• [ENTRIES]:

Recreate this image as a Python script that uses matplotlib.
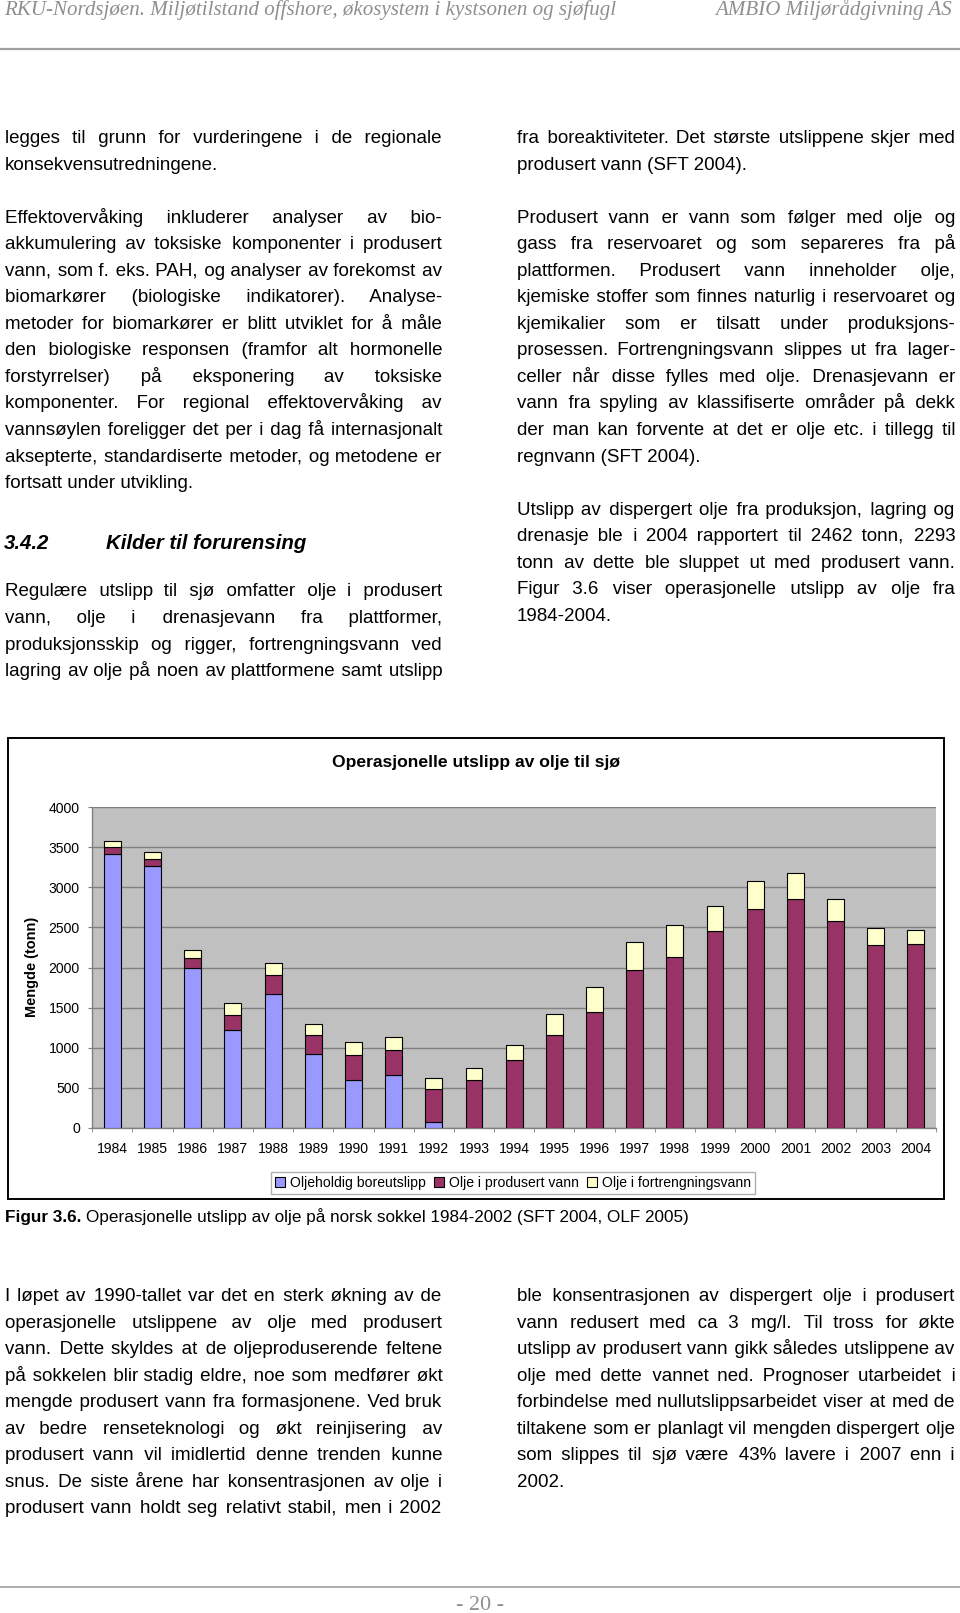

---

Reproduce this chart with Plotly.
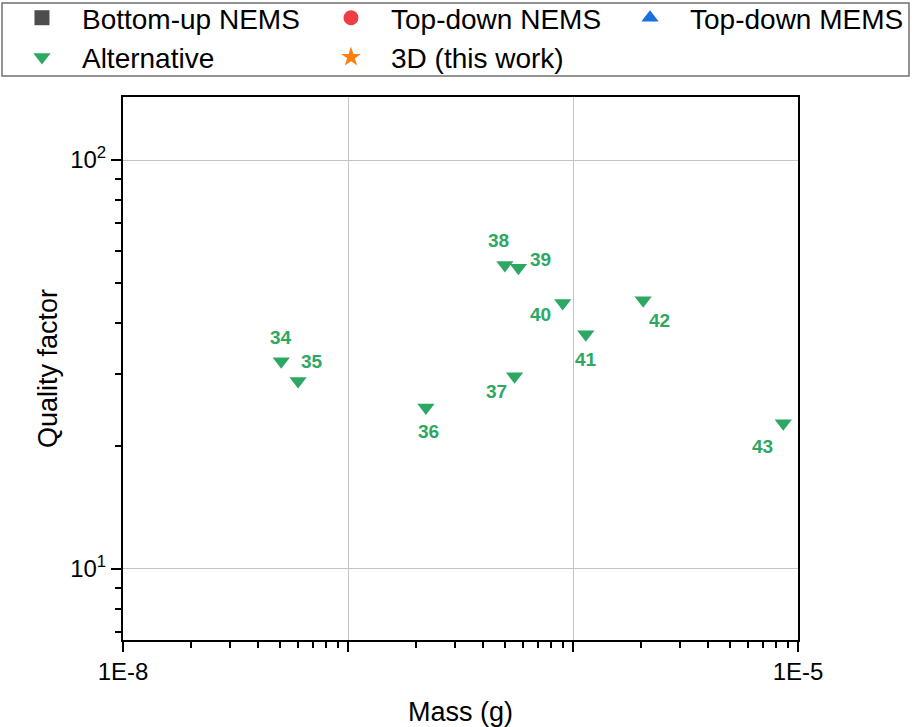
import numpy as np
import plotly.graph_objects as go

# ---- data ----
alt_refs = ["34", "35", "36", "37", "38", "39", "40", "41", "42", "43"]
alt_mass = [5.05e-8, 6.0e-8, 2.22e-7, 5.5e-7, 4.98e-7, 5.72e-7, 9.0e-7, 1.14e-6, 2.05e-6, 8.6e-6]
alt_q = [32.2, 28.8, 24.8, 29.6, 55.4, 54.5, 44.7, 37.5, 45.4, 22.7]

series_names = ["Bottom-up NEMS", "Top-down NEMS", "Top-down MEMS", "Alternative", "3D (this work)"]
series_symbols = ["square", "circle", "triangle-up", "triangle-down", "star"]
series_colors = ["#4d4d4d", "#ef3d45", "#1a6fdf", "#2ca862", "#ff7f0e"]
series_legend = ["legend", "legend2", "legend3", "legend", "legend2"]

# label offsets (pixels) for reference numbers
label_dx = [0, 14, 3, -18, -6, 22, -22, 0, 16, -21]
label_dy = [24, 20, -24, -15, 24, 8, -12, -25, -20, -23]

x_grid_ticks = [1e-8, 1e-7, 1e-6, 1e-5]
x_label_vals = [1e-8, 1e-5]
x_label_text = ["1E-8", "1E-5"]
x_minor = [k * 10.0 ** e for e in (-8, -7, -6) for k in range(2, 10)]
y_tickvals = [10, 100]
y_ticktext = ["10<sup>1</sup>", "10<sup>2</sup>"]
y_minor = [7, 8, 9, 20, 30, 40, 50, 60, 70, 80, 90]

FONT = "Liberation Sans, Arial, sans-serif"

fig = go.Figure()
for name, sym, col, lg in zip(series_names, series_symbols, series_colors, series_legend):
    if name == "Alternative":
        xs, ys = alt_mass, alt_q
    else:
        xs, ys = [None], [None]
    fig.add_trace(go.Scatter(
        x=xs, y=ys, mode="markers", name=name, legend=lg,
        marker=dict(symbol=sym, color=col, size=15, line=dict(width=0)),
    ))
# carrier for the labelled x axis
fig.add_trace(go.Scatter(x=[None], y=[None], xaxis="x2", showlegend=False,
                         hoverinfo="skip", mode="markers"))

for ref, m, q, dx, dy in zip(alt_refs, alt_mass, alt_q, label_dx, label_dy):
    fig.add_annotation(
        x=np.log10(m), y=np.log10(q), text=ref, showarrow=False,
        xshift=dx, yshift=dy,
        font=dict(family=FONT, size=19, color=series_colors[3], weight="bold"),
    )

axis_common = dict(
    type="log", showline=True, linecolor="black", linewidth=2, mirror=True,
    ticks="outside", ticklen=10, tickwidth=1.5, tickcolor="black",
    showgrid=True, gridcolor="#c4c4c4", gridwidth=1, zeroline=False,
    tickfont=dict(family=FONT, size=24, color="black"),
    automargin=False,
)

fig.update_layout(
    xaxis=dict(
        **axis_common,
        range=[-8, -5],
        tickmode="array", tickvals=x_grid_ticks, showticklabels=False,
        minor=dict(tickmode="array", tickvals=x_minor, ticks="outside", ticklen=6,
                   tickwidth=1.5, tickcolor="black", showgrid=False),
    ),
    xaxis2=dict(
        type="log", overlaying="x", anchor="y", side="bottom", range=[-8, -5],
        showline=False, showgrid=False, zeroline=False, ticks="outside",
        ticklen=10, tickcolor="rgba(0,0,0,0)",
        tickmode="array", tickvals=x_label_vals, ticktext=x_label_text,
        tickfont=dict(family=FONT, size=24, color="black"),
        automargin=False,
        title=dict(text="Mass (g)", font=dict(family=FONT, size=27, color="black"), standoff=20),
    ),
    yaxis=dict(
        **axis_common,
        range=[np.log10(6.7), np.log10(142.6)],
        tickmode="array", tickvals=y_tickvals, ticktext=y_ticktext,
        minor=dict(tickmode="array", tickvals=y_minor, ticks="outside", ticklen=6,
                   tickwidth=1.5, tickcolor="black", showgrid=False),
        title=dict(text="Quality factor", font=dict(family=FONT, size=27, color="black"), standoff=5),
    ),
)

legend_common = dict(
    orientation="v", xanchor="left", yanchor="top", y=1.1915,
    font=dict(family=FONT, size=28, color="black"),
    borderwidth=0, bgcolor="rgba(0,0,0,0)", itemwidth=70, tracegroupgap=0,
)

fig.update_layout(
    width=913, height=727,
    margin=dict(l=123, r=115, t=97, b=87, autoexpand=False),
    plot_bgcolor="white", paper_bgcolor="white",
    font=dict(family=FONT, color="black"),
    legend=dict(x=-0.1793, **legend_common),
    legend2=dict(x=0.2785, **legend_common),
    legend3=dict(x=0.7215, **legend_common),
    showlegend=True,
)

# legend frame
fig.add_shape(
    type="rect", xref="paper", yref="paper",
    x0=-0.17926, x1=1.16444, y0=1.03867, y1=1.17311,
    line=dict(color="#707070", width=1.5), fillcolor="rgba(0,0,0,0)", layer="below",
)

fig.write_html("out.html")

• [DIRECTIONS FOR THIS TASK]: Please quote only the span of lines whose first line contains "Reproduce this chart with Plotly." and whose last line contains "37.5, 45.4, 22.7]", leaving every picture out.

• [RESULT OF THE TASK]:
Reproduce this chart with Plotly.
import numpy as np
import plotly.graph_objects as go

# ---- data ----
alt_refs = ["34", "35", "36", "37", "38", "39", "40", "41", "42", "43"]
alt_mass = [5.05e-8, 6.0e-8, 2.22e-7, 5.5e-7, 4.98e-7, 5.72e-7, 9.0e-7, 1.14e-6, 2.05e-6, 8.6e-6]
alt_q = [32.2, 28.8, 24.8, 29.6, 55.4, 54.5, 44.7, 37.5, 45.4, 22.7]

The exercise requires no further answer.